I believe the women who told their stories to Gal Gabbai. I also believe that the vast majority of the Ethiopian women who received Depo-Provera were aware it was birth control and received it willingly, wanting to be in control of deciding when to get pregnant. And some of them - it is unclear how many - preferred being injected at a clinic rather than having to take pills daily in the presence of other family members - husbands or mothers or in-laws - who might disapprove of that decision. I also believe that those who did not want to receive the shots and truly wanted to become pregnant were smart enough to stop receiving them. At least some of the drop in these birthrate is attributable to access to birth control and control over their childbearing that these women wanted.

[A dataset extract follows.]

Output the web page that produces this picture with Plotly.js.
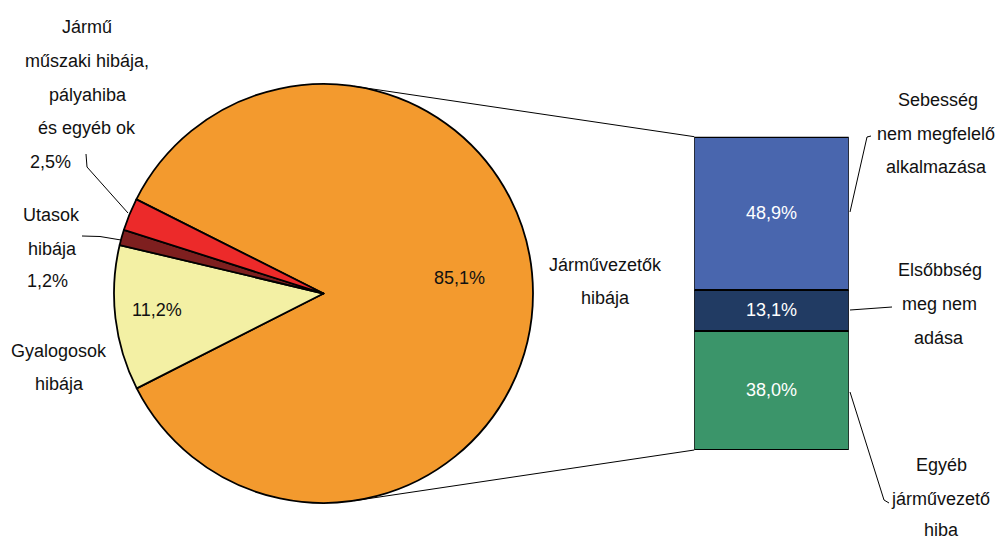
<!DOCTYPE html>
<html>
<head>
<meta charset="utf-8">
<script src="https://cdn.plot.ly/plotly-3.0.1.min.js"></script>
<style>html,body{margin:0;padding:0;background:#fff;}#chart{width:998px;height:541px;}</style>
</head>
<body>
<div id="chart"></div>
<script>
// ---- data ----
var pieCategories = ["Járművezetők hibája", "Gyalogosok hibája", "Utasok hibája", "Jármű műszaki hibája, pályahiba és egyéb ok"];
var pieValues = [85.1, 11.2, 1.2, 2.5];
var pieColors = ["#F39A2E", "#F3F0A4", "#7E1F1F", "#EC2A2A"];

var barCategories = ["Egyéb járművezető hiba", "Elsőbbség meg nem adása", "Sebesség nem megfelelő alkalmazása"];
var barValues = [38.0, 13.1, 48.9];
var barColors = ["#3B956A", "#213B63", "#4966AE"];

var pieLabelLines = [["Járművezetők", "hibája"], ["Gyalogosok", "hibája"], ["Utasok", "hibája"], ["Jármű", "műszaki hibája,", "pályahiba", "és egyéb ok"]];
var barLabelLines = [["Egyéb", "járművezető", "hiba"], ["Elsőbbség", "meg nem", "adása"], ["Sebesség", "nem megfelelő", "alkalmazása"]];

// ---- layout constants (pixels) ----
var W = 998, H = 541;
var FONT = "Liberation Sans, Arial, sans-serif";
var cx = 323.5, cy = 293.5, R = 209.5;
var barLeft = 694.3, barRight = 848.7, barTop = 136.7, barBottom = 450;

function px(x) { return x / W; }
function py(y) { return 1 - y / H; }
function fmt(v) { return v.toFixed(1).replace('.', ',') + '%'; }

// label positions (pixels) for each line; percentage shown as an extra line where outside
var pieLabelPos = [
  [[605, 265], [605, 298]],
  [[59, 351], [59, 384]],
  [[51, 215], [52, 249], [47, 281]],
  [[87, 27], [86.5, 61], [88, 95], [87, 128], [50, 162]]
];
var pieInsidePos = [[459, 278], [156.5, 310], null, null];
var barLabelPos = [
  [[941, 465], [940, 499], [941, 529.5]],
  [[939.5, 270], [939, 304], [939, 338]],
  [[937.5, 100], [936, 134], [936, 167]]
];

var annotations = [];
function addText(t, p, color) {
  annotations.push({
    text: t, x: px(p[0]), y: py(p[1]), xref: 'paper', yref: 'paper',
    xanchor: 'center', yanchor: 'middle', showarrow: false,
    font: {family: FONT, size: 18, color: color || '#111'}
  });
}
pieLabelLines.forEach(function (lines, i) {
  var pos = pieLabelPos[i];
  var all = lines.slice();
  if (!pieInsidePos[i]) all.push(fmt(pieValues[i]));
  all.forEach(function (t, j) { addText(t, pos[j]); });
  if (pieInsidePos[i]) addText(fmt(pieValues[i]), pieInsidePos[i]);
});
barLabelLines.forEach(function (lines, i) {
  lines.forEach(function (t, j) { addText(t, barLabelPos[i][j]); });
});

// tangent points for connector lines
function tangent(tx, ty, upper) {
  var dx = tx - cx, dy = cy - ty;
  var d = Math.sqrt(dx * dx + dy * dy);
  var a = Math.atan2(dy, dx);
  var off = Math.acos(R / d);
  var ang = upper ? a + off : a - off;
  return [cx + R * Math.cos(ang), cy - R * Math.sin(ang)];
}
function pathOf(pts) {
  return pts.map(function (p, i) { return (i ? 'L' : 'M') + px(p[0]) + ',' + py(p[1]); }).join(' ');
}
var t1 = tangent(barLeft, barTop, true);
var t2 = tangent(barLeft, barBottom, false);
var lineStyle = {color: '#000', width: 1};
var shapes = [
  {type: 'path', xref: 'paper', yref: 'paper', path: pathOf([t1, [barLeft, barTop]]), line: lineStyle},
  {type: 'path', xref: 'paper', yref: 'paper', path: pathOf([t2, [barLeft, barBottom]]), line: lineStyle},
  {type: 'path', xref: 'paper', yref: 'paper', path: pathOf([[86, 154], [87, 167], [128, 213]]), line: lineStyle},
  {type: 'path', xref: 'paper', yref: 'paper', path: pathOf([[82, 236], [100, 236.5], [121, 240]]), line: lineStyle},
  {type: 'path', xref: 'paper', yref: 'paper', path: pathOf([[850, 212], [867, 137], [871, 136]]), line: lineStyle},
  {type: 'path', xref: 'paper', yref: 'paper', path: pathOf([[850, 310], [892, 307]]), line: lineStyle},
  {type: 'path', xref: 'paper', yref: 'paper', path: pathOf([[850, 392], [884, 500], [889, 503]]), line: lineStyle}
];

var traces = [{
  type: 'pie',
  labels: pieCategories,
  values: pieValues,
  marker: {colors: pieColors, line: {color: '#000', width: 1.8}},
  sort: false,
  direction: 'clockwise',
  rotation: -63.3,
  textinfo: 'none',
  hoverinfo: 'label+percent',
  domain: {x: [px(cx - R), px(cx + R)], y: [py(cy + R), py(cy - R)]}
}];
barCategories.forEach(function (c, i) {
  traces.push({
    type: 'bar',
    x: ['Járművezetők hibája'],
    y: [barValues[i]],
    name: c,
    width: [1],
    marker: {color: barColors[i], line: {color: '#000', width: 2}},
    texttemplate: '%{y:.1f}%',
    textposition: 'inside',
    insidetextanchor: 'middle',
    textangle: 0,
    textfont: {family: FONT, size: 18, color: '#fff'},
    xaxis: 'x', yaxis: 'y'
  });
});

var layout = {
  width: W, height: H,
  margin: {l: 0, r: 0, t: 0, b: 0},
  paper_bgcolor: '#fff', plot_bgcolor: 'rgba(0,0,0,0)',
  showlegend: false,
  separators: ', ',
  barmode: 'stack',
  xaxis: {domain: [px(barLeft), px(barRight)], range: [-0.5, 0.5], visible: false, fixedrange: true},
  yaxis: {domain: [py(barBottom), py(barTop)], range: [0, 100], visible: false, fixedrange: true},
  annotations: annotations,
  shapes: shapes,
  font: {family: FONT}
};

Plotly.newPlot('chart', traces, layout, {displayModeBar: false, staticPlot: true});
</script>
</body>
</html>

What is likely true - and needs to be urgently corrected, is that those who do want to practice birth control understand that there are alternative methods that are safer with fewer side effects, and that no ethnic group, native or immigrant is ever systematically given Depo-Provera again.
As for those who suffered from negligent treatment in the past, it is appropriate for each women’s stories to be taken seriously and investigated, and if, at any point they were told that their immigration depended on receiving a birth control injection, that person or agency be held responsible. At the very least, these women are owed the respect of an apology; at most, compensation for their pain suffering if they received Depo-Provera for years and truly didn’t understand they had a choice about it.
But sadly, I fear that the frontal assault and demonization of the agencies who worked tirelessly to bring Ethiopian Jewry to Israel will lead to even stronger denials and defensiveness, which will only bolster the paranoid and hate-fueled conspiracy theories.
The victim in all this will be the truth - and once again, the Ethiopian women themselves.